GECS points to global economic slowdown persisting into 2020
The Global Economic Conditions Survey (GECS) global confidence index fell to its lowest level in almost eight years in the third quarter of 2019. Confidence across regions has converged at low levels. Orders were steady in the latest quarter, but were also at the lowest in over three years.
The message from the GECS is that the global economy will continue to lose momentum into 2020. Inflation concerns continue to diminish in the latest survey and this benign inflation backdrop is allowing central banks to ease monetary policy.
US orders point to slowdown – no recession
Confidence in the US increased slightly, but remains at a low level. Orders fell further and are consistent with GDP growth at an annualised rate of between 1% and 1.5% into next year. Interest rates have been cut by half a percentage point in recent months and further easing is likely by year-end. This – and continued strength in the jobs market – adds to the view that the US will avoid recession.
Asia Pacific hurt by China slowdown
Confidence in the Asia Pacific region fell sharply in Q3, reflecting a weaker outlook as the Chinese economy continues to slow, failing to respond to rather limited stimulus measures. Some economies in the region may get some benefit from boosting exports to the US.
Brexit uncertainty clouds UK prospects
Confidence was stable at a low level and orders dipped in Q3. The outlook points to very weak growth for the rest of the year. Brexit uncertainty is especially harmful to business investment and the GECS capital spending index fell close to a six-year low in the latest survey.
Geopolitical risks undermine Middle East confidence
Oil prices fell slightly between the Q2 and Q3 surveys but confidence in the region suffered a more significant drop. Geopolitical risks in the region, focused on Iran, have heightened in recent months and this has contributed to increased pessimism. . Many economies in the region have cut interest rates in line with the US and this should help their non-oil private sectors.

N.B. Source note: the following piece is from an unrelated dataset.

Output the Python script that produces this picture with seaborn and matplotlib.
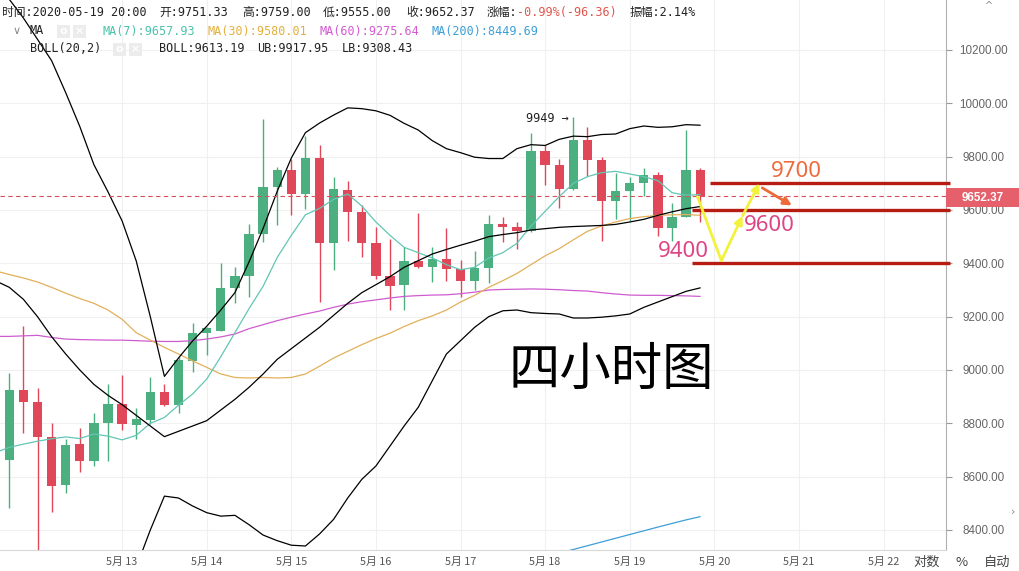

Emerging markets helped by lower US interest rates, hurt by slowing global trade
Emerging markets (EMs) in the latest GECS suffered falls in confidence generally in line with the global average. EMs benefit from lower US interest rates as it eases liquidity conditions. For those heavily export dependent, a bigger influence is the downturn in global trade.
The US-China trade war – can it trigger a global recession?
The US-China trade war is generally accepted to be the biggest threat to the global economy at present and a cause of the current slowdown. The direct impact operates through tariffs acting to increase prices, reducing real incomes and spending. Such effects are not likely by themselves to be sufficient to push either the US or China into recession.
There are also “winners” in a trade war that is mainly confined to the US and China. In particular, several Asian countries are boosting their exports to the US, replacing those from China. Domestic industries in the US and China, protected from import competition by tariffs, may also boost production.
However, there are other transmission mechanisms, such as tighter financial conditions and volatile equity markets, through which the trade war can act as a drag on global growth. So far there is relatively little evidence of this, although equity markets appear vulnerable to bad news. Finally, a big influence – and the hardest to measure – is the damage to business confidence through increased uncertainty. There are signs that this is affecting business investment in several economies.